Provided data:
---
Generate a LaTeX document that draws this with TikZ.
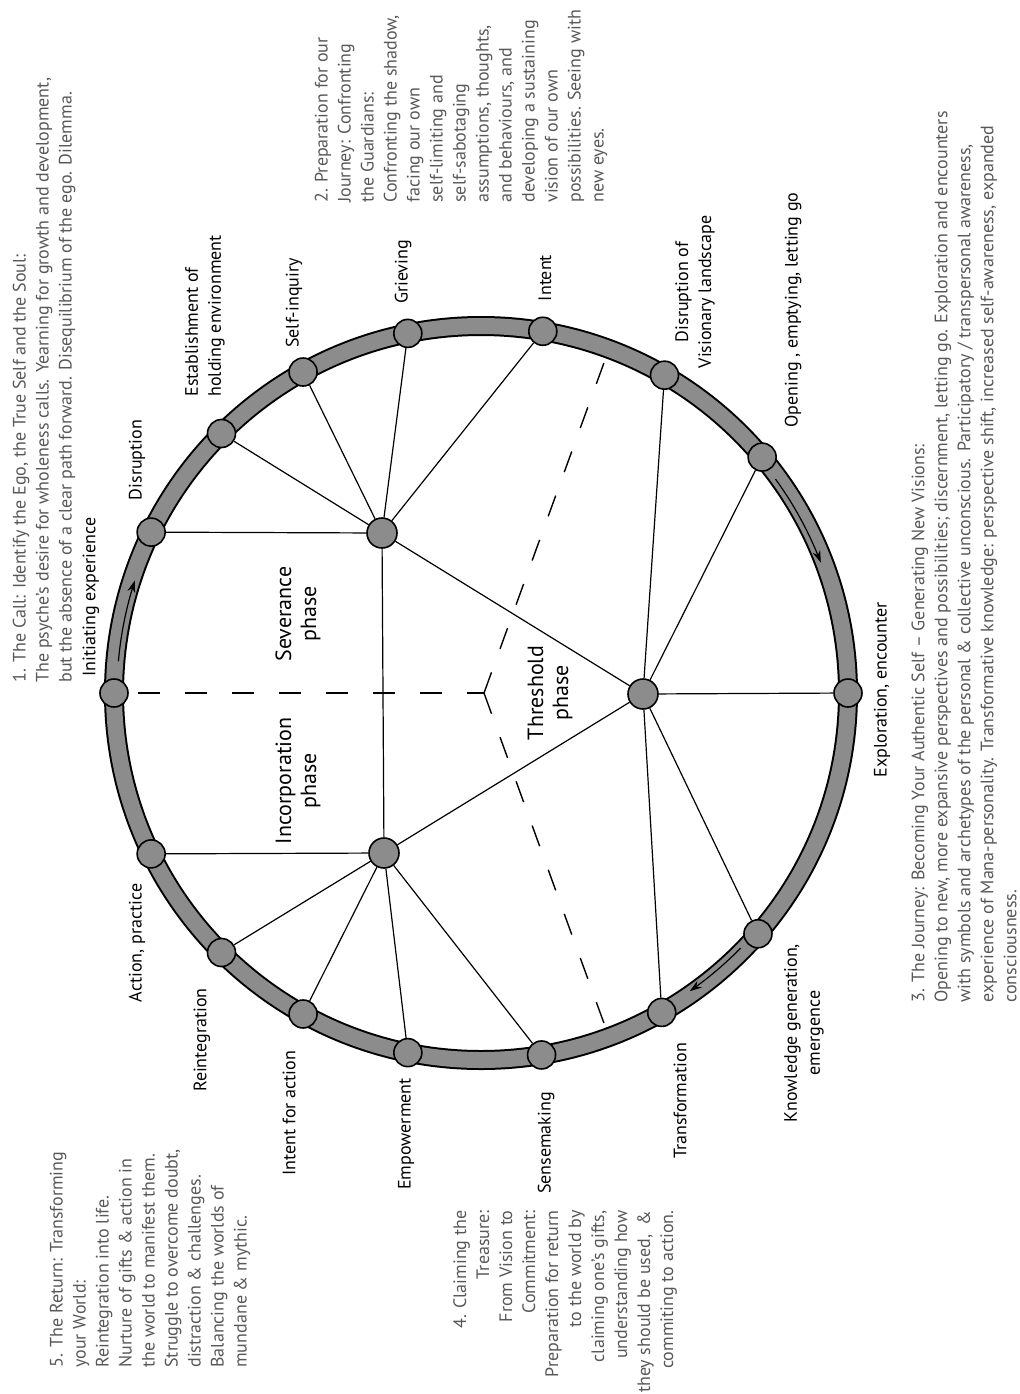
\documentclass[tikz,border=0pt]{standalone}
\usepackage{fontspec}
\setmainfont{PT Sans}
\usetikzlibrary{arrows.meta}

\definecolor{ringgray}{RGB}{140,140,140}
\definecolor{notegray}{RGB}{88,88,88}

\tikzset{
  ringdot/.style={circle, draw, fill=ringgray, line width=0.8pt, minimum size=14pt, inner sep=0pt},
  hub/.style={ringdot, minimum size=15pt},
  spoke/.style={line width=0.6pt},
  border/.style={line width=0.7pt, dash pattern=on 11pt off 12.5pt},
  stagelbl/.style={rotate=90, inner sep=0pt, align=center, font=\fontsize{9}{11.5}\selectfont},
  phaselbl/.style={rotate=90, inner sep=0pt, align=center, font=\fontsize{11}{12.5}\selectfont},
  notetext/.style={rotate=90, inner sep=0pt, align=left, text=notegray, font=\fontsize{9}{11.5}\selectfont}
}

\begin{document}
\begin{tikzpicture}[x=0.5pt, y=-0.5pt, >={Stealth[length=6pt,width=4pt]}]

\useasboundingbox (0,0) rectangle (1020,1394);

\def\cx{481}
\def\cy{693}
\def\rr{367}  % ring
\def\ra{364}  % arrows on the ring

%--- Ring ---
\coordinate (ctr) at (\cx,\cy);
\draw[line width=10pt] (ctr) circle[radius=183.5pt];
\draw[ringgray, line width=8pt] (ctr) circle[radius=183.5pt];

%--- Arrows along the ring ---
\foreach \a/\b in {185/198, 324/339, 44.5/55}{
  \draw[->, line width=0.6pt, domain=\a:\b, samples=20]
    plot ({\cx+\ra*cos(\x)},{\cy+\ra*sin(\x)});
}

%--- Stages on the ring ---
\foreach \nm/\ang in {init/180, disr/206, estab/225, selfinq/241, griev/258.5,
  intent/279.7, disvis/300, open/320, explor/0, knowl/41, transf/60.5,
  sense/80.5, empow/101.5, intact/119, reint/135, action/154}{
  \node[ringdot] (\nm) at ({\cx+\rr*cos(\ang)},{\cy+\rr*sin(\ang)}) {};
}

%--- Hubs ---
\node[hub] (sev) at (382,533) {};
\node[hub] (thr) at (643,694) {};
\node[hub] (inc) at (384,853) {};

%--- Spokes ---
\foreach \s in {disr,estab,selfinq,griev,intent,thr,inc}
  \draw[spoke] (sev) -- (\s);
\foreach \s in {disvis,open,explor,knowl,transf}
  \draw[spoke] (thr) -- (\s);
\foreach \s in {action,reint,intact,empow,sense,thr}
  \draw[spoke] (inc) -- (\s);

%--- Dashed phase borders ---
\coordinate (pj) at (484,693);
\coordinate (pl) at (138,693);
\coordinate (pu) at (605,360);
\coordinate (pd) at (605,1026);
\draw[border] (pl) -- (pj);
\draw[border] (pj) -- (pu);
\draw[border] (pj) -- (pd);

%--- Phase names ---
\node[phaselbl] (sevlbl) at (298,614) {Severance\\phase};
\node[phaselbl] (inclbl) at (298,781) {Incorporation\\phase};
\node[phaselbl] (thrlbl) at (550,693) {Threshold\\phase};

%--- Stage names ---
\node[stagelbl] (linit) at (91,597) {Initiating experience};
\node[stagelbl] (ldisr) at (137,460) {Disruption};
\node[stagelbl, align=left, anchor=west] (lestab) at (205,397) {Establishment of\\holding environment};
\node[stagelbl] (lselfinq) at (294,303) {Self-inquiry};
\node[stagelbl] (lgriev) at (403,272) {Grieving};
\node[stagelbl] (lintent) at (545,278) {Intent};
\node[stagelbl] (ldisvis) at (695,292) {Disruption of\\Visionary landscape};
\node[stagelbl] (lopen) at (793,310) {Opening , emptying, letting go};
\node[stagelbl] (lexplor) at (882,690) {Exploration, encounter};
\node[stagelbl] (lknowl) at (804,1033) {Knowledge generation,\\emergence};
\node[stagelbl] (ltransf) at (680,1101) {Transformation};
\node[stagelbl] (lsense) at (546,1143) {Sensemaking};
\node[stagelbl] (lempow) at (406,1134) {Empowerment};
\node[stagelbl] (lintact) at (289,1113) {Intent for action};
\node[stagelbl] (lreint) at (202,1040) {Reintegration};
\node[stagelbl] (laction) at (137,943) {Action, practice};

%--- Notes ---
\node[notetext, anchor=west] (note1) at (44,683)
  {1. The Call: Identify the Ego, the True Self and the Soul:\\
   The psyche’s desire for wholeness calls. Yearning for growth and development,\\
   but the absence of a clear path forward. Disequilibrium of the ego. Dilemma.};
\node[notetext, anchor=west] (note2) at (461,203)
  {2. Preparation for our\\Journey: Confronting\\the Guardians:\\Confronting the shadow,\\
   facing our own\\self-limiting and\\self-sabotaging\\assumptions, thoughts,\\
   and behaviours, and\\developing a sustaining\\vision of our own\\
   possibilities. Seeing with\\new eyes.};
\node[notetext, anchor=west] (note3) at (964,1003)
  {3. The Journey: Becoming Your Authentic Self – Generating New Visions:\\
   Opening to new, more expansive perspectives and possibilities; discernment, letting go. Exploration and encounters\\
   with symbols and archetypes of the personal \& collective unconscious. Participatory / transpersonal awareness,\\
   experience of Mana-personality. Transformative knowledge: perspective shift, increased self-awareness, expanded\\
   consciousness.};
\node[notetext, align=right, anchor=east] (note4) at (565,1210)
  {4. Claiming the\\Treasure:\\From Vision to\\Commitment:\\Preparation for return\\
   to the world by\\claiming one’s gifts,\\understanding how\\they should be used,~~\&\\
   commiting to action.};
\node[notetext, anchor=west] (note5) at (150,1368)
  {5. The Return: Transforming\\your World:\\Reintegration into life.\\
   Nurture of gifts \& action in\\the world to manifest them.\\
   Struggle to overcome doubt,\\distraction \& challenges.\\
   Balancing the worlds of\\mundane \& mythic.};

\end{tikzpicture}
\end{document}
---
Aim of the exercise:
Write out the whole listing again, exactly, with no pictures.

Full answer:
Generate a LaTeX document that draws this with TikZ.
\documentclass[tikz,border=0pt]{standalone}
\usepackage{fontspec}
\setmainfont{PT Sans}
\usetikzlibrary{arrows.meta}

\definecolor{ringgray}{RGB}{140,140,140}
\definecolor{notegray}{RGB}{88,88,88}

\tikzset{
  ringdot/.style={circle, draw, fill=ringgray, line width=0.8pt, minimum size=14pt, inner sep=0pt},
  hub/.style={ringdot, minimum size=15pt},
  spoke/.style={line width=0.6pt},
  border/.style={line width=0.7pt, dash pattern=on 11pt off 12.5pt},
  stagelbl/.style={rotate=90, inner sep=0pt, align=center, font=\fontsize{9}{11.5}\selectfont},
  phaselbl/.style={rotate=90, inner sep=0pt, align=center, font=\fontsize{11}{12.5}\selectfont},
  notetext/.style={rotate=90, inner sep=0pt, align=left, text=notegray, font=\fontsize{9}{11.5}\selectfont}
}

\begin{document}
\begin{tikzpicture}[x=0.5pt, y=-0.5pt, >={Stealth[length=6pt,width=4pt]}]

\useasboundingbox (0,0) rectangle (1020,1394);

\def\cx{481}
\def\cy{693}
\def\rr{367}  % ring
\def\ra{364}  % arrows on the ring

%--- Ring ---
\coordinate (ctr) at (\cx,\cy);
\draw[line width=10pt] (ctr) circle[radius=183.5pt];
\draw[ringgray, line width=8pt] (ctr) circle[radius=183.5pt];

%--- Arrows along the ring ---
\foreach \a/\b in {185/198, 324/339, 44.5/55}{
  \draw[->, line width=0.6pt, domain=\a:\b, samples=20]
    plot ({\cx+\ra*cos(\x)},{\cy+\ra*sin(\x)});
}

%--- Stages on the ring ---
\foreach \nm/\ang in {init/180, disr/206, estab/225, selfinq/241, griev/258.5,
  intent/279.7, disvis/300, open/320, explor/0, knowl/41, transf/60.5,
  sense/80.5, empow/101.5, intact/119, reint/135, action/154}{
  \node[ringdot] (\nm) at ({\cx+\rr*cos(\ang)},{\cy+\rr*sin(\ang)}) {};
}

%--- Hubs ---
\node[hub] (sev) at (382,533) {};
\node[hub] (thr) at (643,694) {};
\node[hub] (inc) at (384,853) {};

%--- Spokes ---
\foreach \s in {disr,estab,selfinq,griev,intent,thr,inc}
  \draw[spoke] (sev) -- (\s);
\foreach \s in {disvis,open,explor,knowl,transf}
  \draw[spoke] (thr) -- (\s);
\foreach \s in {action,reint,intact,empow,sense,thr}
  \draw[spoke] (inc) -- (\s);

%--- Dashed phase borders ---
\coordinate (pj) at (484,693);
\coordinate (pl) at (138,693);
\coordinate (pu) at (605,360);
\coordinate (pd) at (605,1026);
\draw[border] (pl) -- (pj);
\draw[border] (pj) -- (pu);
\draw[border] (pj) -- (pd);

%--- Phase names ---
\node[phaselbl] (sevlbl) at (298,614) {Severance\\phase};
\node[phaselbl] (inclbl) at (298,781) {Incorporation\\phase};
\node[phaselbl] (thrlbl) at (550,693) {Threshold\\phase};

%--- Stage names ---
\node[stagelbl] (linit) at (91,597) {Initiating experience};
\node[stagelbl] (ldisr) at (137,460) {Disruption};
\node[stagelbl, align=left, anchor=west] (lestab) at (205,397) {Establishment of\\holding environment};
\node[stagelbl] (lselfinq) at (294,303) {Self-inquiry};
\node[stagelbl] (lgriev) at (403,272) {Grieving};
\node[stagelbl] (lintent) at (545,278) {Intent};
\node[stagelbl] (ldisvis) at (695,292) {Disruption of\\Visionary landscape};
\node[stagelbl] (lopen) at (793,310) {Opening , emptying, letting go};
\node[stagelbl] (lexplor) at (882,690) {Exploration, encounter};
\node[stagelbl] (lknowl) at (804,1033) {Knowledge generation,\\emergence};
\node[stagelbl] (ltransf) at (680,1101) {Transformation};
\node[stagelbl] (lsense) at (546,1143) {Sensemaking};
\node[stagelbl] (lempow) at (406,1134) {Empowerment};
\node[stagelbl] (lintact) at (289,1113) {Intent for action};
\node[stagelbl] (lreint) at (202,1040) {Reintegration};
\node[stagelbl] (laction) at (137,943) {Action, practice};

%--- Notes ---
\node[notetext, anchor=west] (note1) at (44,683)
  {1. The Call: Identify the Ego, the True Self and the Soul:\\
   The psyche’s desire for wholeness calls. Yearning for growth and development,\\
   but the absence of a clear path forward. Disequilibrium of the ego. Dilemma.};
\node[notetext, anchor=west] (note2) at (461,203)
  {2. Preparation for our\\Journey: Confronting\\the Guardians:\\Confronting the shadow,\\
   facing our own\\self-limiting and\\self-sabotaging\\assumptions, thoughts,\\
   and behaviours, and\\developing a sustaining\\vision of our own\\
   possibilities. Seeing with\\new eyes.};
\node[notetext, anchor=west] (note3) at (964,1003)
  {3. The Journey: Becoming Your Authentic Self – Generating New Visions:\\
   Opening to new, more expansive perspectives and possibilities; discernment, letting go. Exploration and encounters\\
   with symbols and archetypes of the personal \& collective unconscious. Participatory / transpersonal awareness,\\
   experience of Mana-personality. Transformative knowledge: perspective shift, increased self-awareness, expanded\\
   consciousness.};
\node[notetext, align=right, anchor=east] (note4) at (565,1210)
  {4. Claiming the\\Treasure:\\From Vision to\\Commitment:\\Preparation for return\\
   to the world by\\claiming one’s gifts,\\understanding how\\they should be used,~~\&\\
   commiting to action.};
\node[notetext, anchor=west] (note5) at (150,1368)
  {5. The Return: Transforming\\your World:\\Reintegration into life.\\
   Nurture of gifts \& action in\\the world to manifest them.\\
   Struggle to overcome doubt,\\distraction \& challenges.\\
   Balancing the worlds of\\mundane \& mythic.};

\end{tikzpicture}
\end{document}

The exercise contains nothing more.